September 28, 2008

Curlin surpasses Cigar's money record in Gold Cup, Big Brown next?

Move over Cigar and make way for the first $10 million purse winner in North America -- Curlin. Steve Asmussen conceded that this record was his #1 priority in bringing back Curlin for his 4 year-old season, not quite as altruistic as the reasons majority owner Jess Jackson stated for bringing back the champ. “I want to establish Curlin for what I think he is,” Jackson said. “He’s one of the horses of the century.” Trainer Steve Asmussen challenges industry peers on Mr. Jackson's decision to bring Curlin back as a four year-old, stating, "I want to meet the person who would leave so much money on the table for the sport of seeing what their horse could accomplish." If these statements were not just fanciful fodder (all too common in this industry), there is only one choice Team Curlin is left with... face Big Brown mano E mano in the Classic.

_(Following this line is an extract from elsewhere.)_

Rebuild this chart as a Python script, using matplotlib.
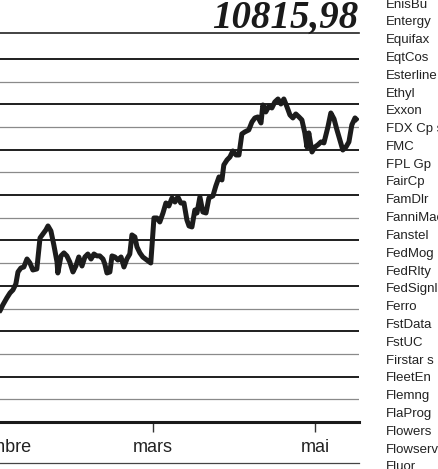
import matplotlib.pyplot as plt
from matplotlib.lines import Line2D

# Dow Jones, jours depuis le 1er janvier
DAYS = [-0.9, 1.4, 2.5, 4.0, 5.2, 6.3, 7.4, 8.2, 9.3, 10.4, 11.6, 12.7, 13.8, 15.3,
        16.5, 17.6, 18.7, 19.5, 20.6, 21.7, 22.9, 23.2, 24.4, 25.5, 26.6, 27.7,
        28.9, 30.0, 31.1, 32.3, 33.4, 34.5, 35.7, 36.8, 37.9, 39.0, 40.2, 40.9,
        41.7, 42.8, 43.6, 44.7, 45.8, 47.0, 48.1, 49.2, 50.3, 51.1, 52.2, 53.0,
        54.1, 55.2, 56.7, 58.2, 59.4, 60.5, 61.6, 62.8, 63.9, 65.0, 66.2, 67.3,
        68.4, 69.5, 70.7, 71.8, 72.6, 73.7, 74.8, 75.6, 76.7, 77.8, 79.0, 80.1,
        81.6, 82.7, 83.9, 85.0, 85.7, 86.9, 88.0, 89.1, 90.3, 91.4, 92.5, 93.6,
        95.1, 96.3, 97.4, 98.5, 99.7, 100.4, 101.5, 102.7, 103.8, 104.9, 106.1,
        107.2, 108.3, 109.5, 110.6, 111.7, 112.8, 114.0, 115.1, 116.2, 117.0,
        117.7, 118.9, 120.0, 121.1, 122.3, 123.4, 124.9, 126.0, 127.2, 128.3,
        129.4, 130.5, 131.7, 132.8, 133.9, 135.1, 136.2]
DOW = [8646, 8724, 8790, 8867, 8922, 8955, 9021, 9153, 9197, 9208, 9296, 9252, 9175, 9186,
       9528, 9572, 9616, 9660, 9605, 9451, 9263, 9142, 9330, 9363, 9330, 9263,
       9153, 9219, 9318, 9219, 9318, 9351, 9296, 9351, 9330, 9330, 9296, 9241,
       9142, 9153, 9330, 9318, 9285, 9318, 9208, 9296, 9351, 9561, 9539, 9429,
       9363, 9318, 9285, 9252, 9748, 9748, 9704, 9803, 9913, 9880, 9969, 9924,
       9980, 9913, 9913, 9726, 9660, 9649, 9836, 9803, 9980, 9814, 9803, 9969,
       9991, 10101, 10200, 10167, 10332, 10387, 10420, 10486, 10442, 10442, 10674, 10696,
       10718, 10806, 10850, 10861, 10795, 10993, 10916, 10982, 10960, 11026, 11059,
       11004, 11059, 10971, 10883, 10850, 10894, 10861, 10828, 10685, 10530,
       10685, 10475, 10530, 10553, 10586, 10575, 10751, 10905, 10839, 10718,
       10608, 10497, 10530, 10586, 10773, 10850, 10816]

LAST_VALUE = "10815,98"

MONTH_TICKS = [-2, 59, 120]
MONTH_LABELS = ["décembre", "mars", "mai"]

GRID_MAJOR = list(range(8000, 11501, 500))
GRID_MINOR = list(range(7750, 11501, 500))

NAMES = ["EnisBu", "Entergy", "Equifax", "EqtCos", "Esterline", "Ethyl", "Exxon",
         "FDX Cp s", "FMC", "FPL Gp", "FairCp", "FamDlr", "FanniMae", "Fanstel",
         "FedMog", "FedRlty", "FedSignl", "Ferro", "FstData", "FstUC", "Firstar s",
         "FleetEn", "Flemng", "FlaProg", "Flowers", "Flowserv", "Fluor"]

W, H = 439, 469
fig = plt.figure(figsize=(W / 100, H / 100), dpi=100)

# axes runs off the left edge, like the cropped original
ax = fig.add_axes([-20 / W, 47 / H, 379 / W, 389 / H])
ax.set_xlim(-6.1, 136.6)
ax.set_ylim(7500, 11786)

for v in GRID_MAJOR:
    ax.axhline(v, color="#1e1e1e", lw=1.4, zorder=1)
for v in GRID_MINOR:
    ax.axhline(v, color="#8a8a8a", lw=0.9, zorder=1)

ax.plot(DAYS, DOW, color="#1c1c1c", lw=3.6, solid_joinstyle="round",
        solid_capstyle="butt", zorder=3)

for side in ["left", "right"]:
    ax.spines[side].set_visible(False)
ax.spines["bottom"].set_linewidth(2.2)
ax.spines["bottom"].set_color("#1a1a1a")
ax.spines["top"].set_linewidth(1.2)
ax.spines["top"].set_color("#222222")

ax.set_yticks([])
ax.set_xticks(MONTH_TICKS)
ax.set_xticklabels(MONTH_LABELS, fontsize=13, family="Liberation Sans", color="#222222")
ax.tick_params(axis="x", direction="out", length=7, width=1, color="#333333", pad=5.5)
ax.xaxis.get_major_ticks()[0].tick1line.set_visible(False)

fig.text(358 / W, 1 - 28 / H, LAST_VALUE, ha="right", va="baseline",
         fontsize=28, family="Liberation Serif", style="italic", weight="bold",
         color="#1a1a1a")

fig.add_artist(Line2D([0, 359 / W], [1 - 463 / H, 1 - 463 / H], color="#444444", lw=0.9))

for i, name in enumerate(NAMES):
    fig.text(386 / W, 1 - (4.5 + 17.8 * i) / H, name, ha="left", va="center",
             fontsize=9.5, family="Liberation Sans", color="#222222")

fig.savefig("out.png", dpi=100)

Timeform Global Rankings of Great Britian list Curlin as the top rated horse in the world, with Big Brown at #3. They comment on the two American standouts as follows, "Big Brown returned after an eight week break at Monmouth Park and showed plenty of determination to win the Haskell Invitational (gr. I). Whether the much-anticipated meeting with Curlin ever takes place seems doubtful, but there’s every chance that Big Brown will be right back at his best with that run behind him and that would be good enough to make Curlin have to pull out all the stops."

More on that likely date in the Breeders' Cup in future blog entries. I want to remind folks of the monumental record that Curlin took away from the great Cigar. Most remember Cigar for his 16 consecutive wins, tying Citation's North American win streak in major competition. In Cigar's first of two champion seasons (1995-1996), he was a perfect 10 for 10 with eight of those victories coming in Grade I races, facing the best of the best. Coming back to the track as a six year-old (yes, you heard that right...6!) he won the inaugural running of the Dubai World Cup in thrilling fashion. And while probably a little weary from the travel to and fro, managed to win several more graded races before the streak ended, routinely carrying more than 130 pounds. Cigar's last two career defeats were mostly chalked up to him being past his prime. I would argue that poor racing luck and career performances by Skip Away (carrying 5 fewer pounds and the controlling speed) in the Jockey Club Gold Cup and Alphabet Soup in the 1996 Breeders' Cup Classic (Bailey again had Cigar extremely wide on the turn, yet lost by only a head in a 3 way photo) were more probable reasons for defeat.

Skip Away and now Curlin have also carried 130 pounds or more, with Curlin topping that impost in each of his two victorious Dubai races this spring. It's no wonder then that these three horses are the top money earners of their generation. Although, Curlin now has an opportunity to put some daylight between himself and the rest of the field in this category, just as he routinely does on the racetrack.